Se per ritorno della religione, di cui tanto si parla, si intendesse qualcosa di dolciastro, per anime tenere, l’effondersi di una «squisita» interiorità in spasimi ed ebbrezze, si sbaglierebbe totalmente. Questo ritorno, semmai, avrà le rudi note che caratterizzarono la religione nell’età del suo pieno dominio.
Il malcapitato, che cercasse in essa pace e suffumigi per la sua anima in pena, avrebbe certamente sbagliato indirizzo. Religioni del genere si battono, ma non il petto. Esse individuano nell’«altro», nell’«infedele», il nemico e lo trattano di conseguenza.

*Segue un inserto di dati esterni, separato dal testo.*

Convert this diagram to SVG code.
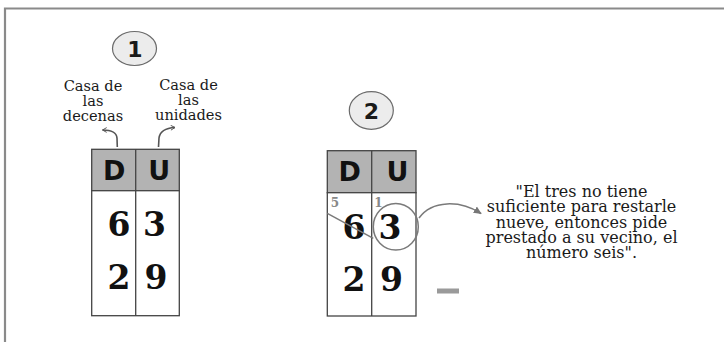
<svg xmlns="http://www.w3.org/2000/svg" width="724" height="342" viewBox="0 0 724 342">
<style>
.frame{fill:none;stroke:#8a8a8a;stroke-width:2.2}
.badge{fill:#ececec;stroke:#6a6a6a;stroke-width:1.2}
.badge-t{font-family:"DejaVu Sans",sans-serif;font-weight:bold;font-size:22px;fill:#1a1a1a;text-anchor:middle}
.lbl{font-family:"DejaVu Serif",serif;font-size:14.6px;fill:#1a1a1a;text-anchor:middle}
.q{font-family:"DejaVu Serif",serif;font-size:16px;fill:#1a1a1a;text-anchor:middle}
.hdr{fill:#b3b3b3;stroke:#444;stroke-width:1.3}
.cell{fill:#fff;stroke:#444;stroke-width:1.3}
.hdr-t{font-family:"DejaVu Sans",sans-serif;font-weight:bold;font-size:27px;fill:#111;text-anchor:middle}
.dig{font-family:"DejaVu Serif",serif;font-weight:bold;font-size:33px;fill:#111;text-anchor:middle}
.small{font-family:"DejaVu Serif",serif;font-weight:bold;font-size:12px;fill:#888;text-anchor:middle}
.conn{fill:none;stroke:#555;stroke-width:1.6}
.gray{fill:none;stroke:#7a7a7a;stroke-width:1.5}
</style>
<defs>
<marker id="head" viewBox="0 0 10 10" refX="8" refY="5" markerWidth="6" markerHeight="6" orient="auto" markerUnits="userSpaceOnUse">
<path d="M1,1 L8,5 L1,9" fill="none" stroke="#555" stroke-width="1.6"/>
</marker>
<marker id="headg" viewBox="0 0 10 10" refX="8" refY="5" markerWidth="9" markerHeight="9" orient="auto" markerUnits="userSpaceOnUse">
<path d="M0,1 L9,5 L0,9 Z" fill="#777"/>
</marker>
</defs>
<rect width="724" height="342" fill="#fff"/>
<path class="frame" d="M5,360 L5,8.5 L740,8.5"/>

<g id="badge1">
<ellipse class="badge" cx="134.5" cy="48.5" rx="22" ry="17"/>
<text class="badge-t" x="135" y="56.5">1</text>
</g>
<g id="label-decenas">
<text class="lbl" x="93" y="91">Casa de</text>
<text class="lbl" x="93" y="105.5">las</text>
<text class="lbl" x="93" y="120.5">decenas</text>
</g>
<g id="label-unidades">
<text class="lbl" x="188.5" y="90">Casa de</text>
<text class="lbl" x="188.5" y="104.5">las</text>
<text class="lbl" x="188.5" y="119.5">unidades</text>
</g>

<g id="table1">
<rect class="hdr" x="91.7" y="149.3" width="87.6" height="41.4"/>
<rect class="cell" x="91.7" y="190.7" width="87.6" height="125"/>
<line x1="135.7" y1="149.3" x2="135.7" y2="315.7" stroke="#444" stroke-width="1.3"/>
<text class="hdr-t" x="114.2" y="180">D</text>
<text class="hdr-t" x="159.2" y="180">U</text>
<text class="dig" x="119" y="235.5">6</text>
<text class="dig" x="154.5" y="235.5">3</text>
<text class="dig" x="119" y="288.5">2</text>
<text class="dig" x="156" y="288.5">9</text>
</g>

<g id="badge2">
<ellipse class="badge" cx="371.3" cy="110.5" rx="22" ry="18.8"/>
<text class="badge-t" x="371.5" y="118.5">2</text>
</g>

<g id="table2">
<rect class="hdr" x="327.3" y="150.7" width="88.7" height="42"/>
<rect class="cell" x="327.3" y="192.7" width="88.7" height="123.3"/>
<line x1="371.7" y1="150.7" x2="371.7" y2="316" stroke="#444" stroke-width="1.3"/>
<text class="hdr-t" x="349.8" y="181">D</text>
<text class="hdr-t" x="397.5" y="181">U</text>
<text class="small" x="335" y="206.5">5</text>
<text class="small" x="378.5" y="206.5">1</text>
<text class="dig" x="354" y="238.5">6</text>
<text class="dig" x="390" y="238.5">3</text>
<text class="dig" x="354" y="291">2</text>
<text class="dig" x="391.5" y="291">9</text>
<line class="gray" x1="327.3" y1="213.3" x2="373.3" y2="238.3"/>
<ellipse class="gray" cx="395.8" cy="226.7" rx="22.5" ry="23.3"/>
</g>

<g id="minus">
<rect x="437" y="288.5" width="22" height="5" fill="#9a9a9a"/>
</g>

<g id="quote">
<text class="q" x="581.5" y="196.5">"El tres no tiene</text>
<text class="q" x="581.5" y="212">suficiente para restarle</text>
<text class="q" x="581.5" y="227.5">nueve, entonces pide</text>
<text class="q" x="581.5" y="243">prestado a su vecino, el</text>
<text class="q" x="581.5" y="258">número seis".</text>
</g>

<g id="connectors">
<path class="conn" marker-end="url(#head)" d="M117.3,147 L117,138 C116.5,132 111,130 102.5,130"/>
<path class="conn" marker-end="url(#head)" d="M158.5,147 L159,138 C160,131 166,128 175,127.5"/>
<path class="gray" marker-end="url(#headg)" d="M419,218 C432,200 460,200 481,213.5"/>
</g>
</svg>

Ritornerebbe dunque il problema della salvezza di fronte al quale il problema della vita, nel senso della politica, avrebbe un rilievo inferiore. Salvatori dell’anima e non politici, coloro che prenderebbero in mano la questione non soffrirebbero del minimo dubbio ℹ️ il «guanciale» di Montaigne per una testa ben fatta! ℹ️ e di nuovo il concetto di verità, nel suo senso eterno e universalistico, tornerebbe a dominare tra lutti e sangue. Tornerebbe a dominare l’orrore della verità.
Tuttavia battersi per la verità così intesa rientrerebbe tra quegli atti che deciderebbero se l’umanità è solo una specie ecologica o altro.